By: By Rich Kremer, Wisconsin Public Radio, Superior Telegram
Some counties in western Wisconsin are increasing frac sand permit fees to keep taxpayers from subsidizing the industry; however, the additional revenue still is not covering the costs in some cases.
Counties are required to review and approve mining companies’ plans to return open sand and gravel pits to prairie, forest, or agricultural land.
But with the expansion of industrial frac sand mining starting in 2008, permit applications have exploded, and county permit fees have been slow to catch up.
Chase Cummings is the Pepin County land conservationist. He says they only have one frac sand mine operating, but their permit fee has not come close to covering the cost.
“We spent probably, over 2011 and 2012, almost 800 hours just on one mine site in our office on a $900 plan review fee,” Cummings said.

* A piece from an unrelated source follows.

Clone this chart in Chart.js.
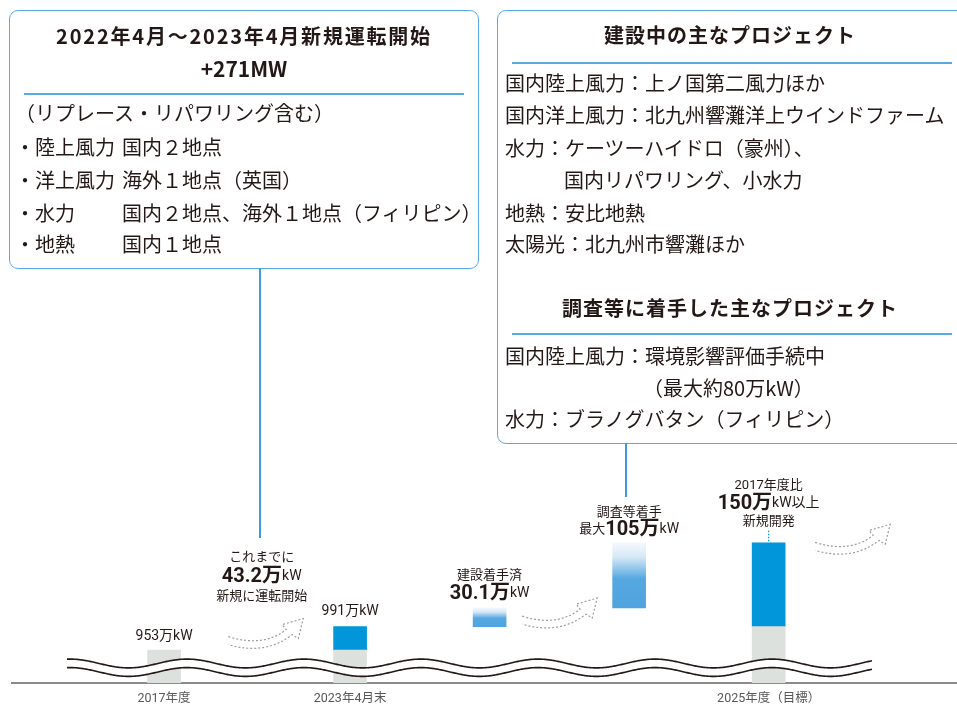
<!DOCTYPE html>
<html lang="ja">
<head>
<meta charset="utf-8">
<script src="https://cdn.jsdelivr.net/npm/chart.js@4"></script>
<style>
  html, body { margin: 0; padding: 0; background: #fff; }
  body { width: 957px; height: 706px; position: relative; overflow: hidden;
         font-family: 'Noto Sans CJK JP', 'Noto Sans', sans-serif; color: #231815; }
  #chart { position: absolute; left: 0; top: 0; }
  .box { position: absolute; border: 1.5px solid #5aaae2; border-radius: 9px; background: #fff; box-sizing: border-box; }
  .ttl { position: absolute; left: 0; right: 0; text-align: center; font-weight: bold; font-size: 20px; line-height: 32px; }
  .rule { position: absolute; height: 1.5px; background: #5aaae2; }
  .ln { position: absolute; font-size: 20px; line-height: 32px; white-space: nowrap; }
  .lead { position: absolute; width: 2px; background: #3d9be0; }
</style>
</head>
<body>
<canvas id="chart" width="957" height="706"></canvas>

<div class="box" style="left:9px; top:10px; width:470px; height:259px;">
  <div class="ttl" style="top:9px; letter-spacing:1.8px;">2022年4月～2023年4月新規運転開始</div>
  <div class="ttl" style="top:41px; font-size:21px;">+271MW</div>
  <div class="rule" style="left:14px; width:440px; top:82px;"></div>
  <div class="ln" style="left:5px; top:86px;">（リプレース・リパワリング含む）</div>
  <div class="ln" style="left:5px; top:120px;">・陸上風力</div><div class="ln" style="left:112px; top:120px;">国内２地点</div>
  <div class="ln" style="left:5px; top:153px;">・洋上風力</div><div class="ln" style="left:112px; top:153px;">海外１地点（英国）</div>
  <div class="ln" style="left:5px; top:186px;">・水力</div><div class="ln" style="left:112px; top:186px;">国内２地点、海外１地点（フィリピン）</div>
  <div class="ln" style="left:5px; top:217px;">・地熱</div><div class="ln" style="left:112px; top:217px;">国内１地点</div>
</div>
<div class="lead" style="left:259px; top:268px; height:270px;"></div>

<div class="box" style="left:497px; top:10px; width:480px; height:434px;">
  <div class="ttl" style="top:8px; right:14px; letter-spacing:1px;">建設中の主なプロジェクト</div>
  <div class="rule" style="left:14px; width:440px; top:51px;"></div>
  <div class="ln" style="left:7px; top:56px;">国内陸上風力：上ノ国第二風力ほか</div>
  <div class="ln" style="left:7px; top:88px;">国内洋上風力：北九州響灘洋上ウインドファーム</div>
  <div class="ln" style="left:7px; top:121px;">水力：ケーツーハイドロ（豪州）、</div>
  <div class="ln" style="left:66px; top:153px;">国内リパワリング、小水力</div>
  <div class="ln" style="left:7px; top:186px;">地熱：安比地熱</div>
  <div class="ln" style="left:7px; top:217px;">太陽光：北九州市響灘ほか</div>
  <div class="ttl" style="top:281px; right:14px; letter-spacing:1px;">調査等に着手した主なプロジェクト</div>
  <div class="rule" style="left:14px; width:440px; top:322px;"></div>
  <div class="ln" style="left:7px; top:329px;">国内陸上風力：環境影響評価手続中</div>
  <div class="ln" style="left:145px; top:361px;">（最大約80万kW）</div>
  <div class="ln" style="left:7px; top:392px;">水力：ブラノグバタン（フィリピン）</div>
</div>
<div class="lead" style="left:625px; top:443px; height:54px;"></div>

<script>
// timeline slots (position along the time axis) and their tick labels
const slotLabels = ['2017年度', '2023年4月末', '', '', '2025年度（目標）'];
const slotX = [0, 4, 7, 10, 13];

// 万kW; axis is broken below the wavy mark
const axisFloor = 900;
const axisCeil = 1292;
const existingTop = [953, 953, null, null, 991];
const newRange = [null, [953, 991], null, null, [991, 1126.1]];
const pipelineRange = [null, null, [991, 1021.1], [1021.1, 1126.1], null];

const FONT = "Roboto, 'Noto Sans CJK JP', sans-serif";
const INK = '#231815';

function toPoints(ranges) {
    const pts = [];
    ranges.forEach(function (r, i) {
        if (r) pts.push({ x: slotX[i], y: r });
    });
    return pts;
}

const grayData = toPoints(existingTop.map(function (v) { return v == null ? null : [axisFloor, v]; }));

function pipelineFill(ctx) {
    const chart = ctx.chart;
    if (!chart.chartArea || !ctx.raw) return '#4fa4df';
    const y = chart.scales.y;
    const top = y.getPixelForValue(ctx.raw.y[1]);
    const bot = y.getPixelForValue(ctx.raw.y[0]);
    const g = chart.ctx.createLinearGradient(0, top, 0, bot);
    g.addColorStop(0, '#f4f8fd');
    g.addColorStop(0.22, '#d6e8f7');
    g.addColorStop(0.55, '#56a8e0');
    g.addColorStop(1, '#4fa3df');
    return g;
}

function richText(ctx, parts, cx, y) {
    let w = 0;
    parts.forEach(function (p) { ctx.font = p.f; w += ctx.measureText(p.t).width; });
    let x = cx - w / 2;
    ctx.textAlign = 'left';
    ctx.textBaseline = 'middle';
    parts.forEach(function (p) {
        ctx.font = p.f;
        ctx.fillText(p.t, x, y);
        x += ctx.measureText(p.t).width;
    });
}

function drawArrow(ctx, x, y) {
    ctx.save();
    ctx.translate(x, y);
    ctx.beginPath();
    ctx.moveTo(0, -3);
    ctx.quadraticCurveTo(35, 8, 58, -10);
    ctx.lineTo(54, -15);
    ctx.lineTo(75, -21);
    ctx.lineTo(70, -1);
    ctx.lineTo(64, -5);
    ctx.quadraticCurveTo(37, 16, 0, 5);
    ctx.setLineDash([2, 2]);
    ctx.strokeStyle = '#9d9d9d';
    ctx.lineWidth = 1.2;
    ctx.stroke();
    ctx.restore();
}

function wavePath(ctx, x0, x1, yc, amp, period, phase) {
    for (let x = x0; x <= x1; x += 1) {
        const yy = yc + amp * Math.cos((x - phase) / period * Math.PI * 2);
        if (x === x0) ctx.moveTo(x, yy); else ctx.lineTo(x, yy);
    }
}

const decorations = {
    id: 'decorations',
    afterDatasetsDraw: function (chart) {
        const ctx = chart.ctx;
        const xs = chart.scales.x;
        const ys = chart.scales.y;
        const bottom = chart.chartArea.bottom;
        const px = function (v) { return xs.getPixelForValue(v); };
        const py = function (v) { return ys.getPixelForValue(v); };

        // break mark
        const x0 = 67, x1 = 872, period = 117, phase = 128.5, amp = 4.4;
        const yUp = bottom - 19.5, yLo = bottom - 11;
        ctx.save();
        ctx.beginPath();
        wavePath(ctx, x0, x1, yUp, amp, period, phase);
        for (let x = x1; x >= x0; x -= 1) {
            ctx.lineTo(x, yLo + amp * Math.cos((x - phase) / period * Math.PI * 2));
        }
        ctx.closePath();
        ctx.fillStyle = '#fff';
        ctx.fill();
        ctx.strokeStyle = '#231815';
        ctx.lineWidth = 1.6;
        ctx.beginPath(); wavePath(ctx, x0, x1, yUp, amp, period, phase); ctx.stroke();
        ctx.beginPath(); wavePath(ctx, x0, x1, yLo, amp, period, phase); ctx.stroke();
        ctx.restore();

        // arrows between stages
        drawArrow(ctx, px(1.38), py(970));
        drawArrow(ctx, px(7.7), py(1003));
        drawArrow(ctx, px(14.0), py(1122));

        // value annotations
        ctx.save();
        ctx.fillStyle = INK;
        const val = '14px ' + FONT;
        const small = '13px ' + FONT;
        const big = 'bold 20px ' + FONT;
        richText(ctx, [{ t: '953万kW', f: val }], px(slotX[0]), py(existingTop[0]) - 14);
        richText(ctx, [{ t: '991万kW', f: val }], px(slotX[1]), py(newRange[1][1]) - 15);

        const t1 = py(newRange[1][1]);
        const cx1 = px(2.1);
        richText(ctx, [{ t: 'これまでに', f: small }], cx1, t1 - 69);
        richText(ctx, [{ t: '43.2万', f: big }, { t: 'kW', f: val }], cx1, t1 - 50);
        richText(ctx, [{ t: '新規に運転開始', f: small }], cx1, t1 - 30);

        const t2 = py(pipelineRange[2][1]);
        richText(ctx, [{ t: '建設着手済', f: small }], px(slotX[2]), t2 - 32);
        richText(ctx, [{ t: '30.1万', f: big }, { t: 'kW', f: val }], px(slotX[2]), t2 - 14);

        const t3 = py(pipelineRange[3][1]);
        richText(ctx, [{ t: '調査等着手', f: small }], px(slotX[3]), t3 - 30);
        richText(ctx, [{ t: '最大', f: small }, { t: '105万', f: big }, { t: 'kW', f: val }], px(slotX[3]), t3 - 13);

        const t4 = py(newRange[4][1]);
        richText(ctx, [{ t: '2017年度比', f: small }], px(slotX[4]), t4 - 57);
        richText(ctx, [{ t: '150万', f: big }, { t: 'kW以上', f: val }], px(slotX[4]), t4 - 39);
        richText(ctx, [{ t: '新規開発', f: small }], px(slotX[4]), t4 - 21);

        ctx.beginPath();
        ctx.setLineDash([1.5, 1.5]);
        ctx.strokeStyle = '#0096d9';
        ctx.lineWidth = 1.2;
        ctx.moveTo(px(slotX[4]), t4 - 12);
        ctx.lineTo(px(slotX[4]), t4);
        ctx.stroke();
        ctx.restore();
    }
};

new Chart(document.getElementById('chart').getContext('2d'), {
    type: 'bar',
    data: {
        datasets: [
            { label: '既設', data: grayData, backgroundColor: '#dce1de', grouped: false, barThickness: 33 },
            { label: '新規運転開始', data: toPoints(newRange), backgroundColor: '#0096d9', grouped: false, barThickness: 33 },
            { label: '建設・調査', data: toPoints(pipelineRange), backgroundColor: pipelineFill, grouped: false, barThickness: 33 }
        ]
    },
    options: {
        responsive: false,
        animation: false,
        layout: { padding: { top: 440, left: 12, right: 0, bottom: -8 } },
        plugins: {
            legend: { display: false },
            tooltip: { enabled: false }
        },
        scales: {
            x: {
                type: 'linear',
                offset: false,
                min: -3.27,
                max: 17.05,
                grid: { display: false, drawTicks: false },
                border: { display: true, color: '#8c8a8a', width: 2 },
                afterBuildTicks: function (scale) {
                    scale.ticks = slotX.filter(function (v, i) { return slotLabels[i]; })
                        .map(function (v) { return { value: v }; });
                },
                ticks: {
                    autoSkip: false,
                    maxRotation: 0,
                    padding: 8,
                    color: '#595757',
                    font: { size: 12.5, family: FONT },
                    callback: function (value) {
                        const i = slotX.indexOf(value);
                        return i >= 0 ? slotLabels[i] : '';
                    }
                }
            },
            y: {
                display: false,
                min: axisFloor,
                max: axisCeil
            }
        }
    },
    plugins: [decorations]
});
</script>
</body>
</html>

This year, a number of counties in western Wisconsin have changed their permit review fees including Pepin County, which increased it to more than $7,000 for large mines. Barron County’s permit review fee was $750 but now can go as high as $10,000.
Even so, County Zoning Administrator David Gifford says they are not breaking even.
“I would say at this time we are not covering 100 percent of the time that is invested into non-metallic mining,” Gifford said.
Also striking is the difference in permit fees between counties. Last week, a frac sand mining company in Trempealeau County paid $25,000 to have its permit reviewed, but just next door in Jackson County, companies need only pay $350. A 2008 Department of Natural Resources report showed that 13 Wisconsin counties were operating their reclamation programs at a deficit.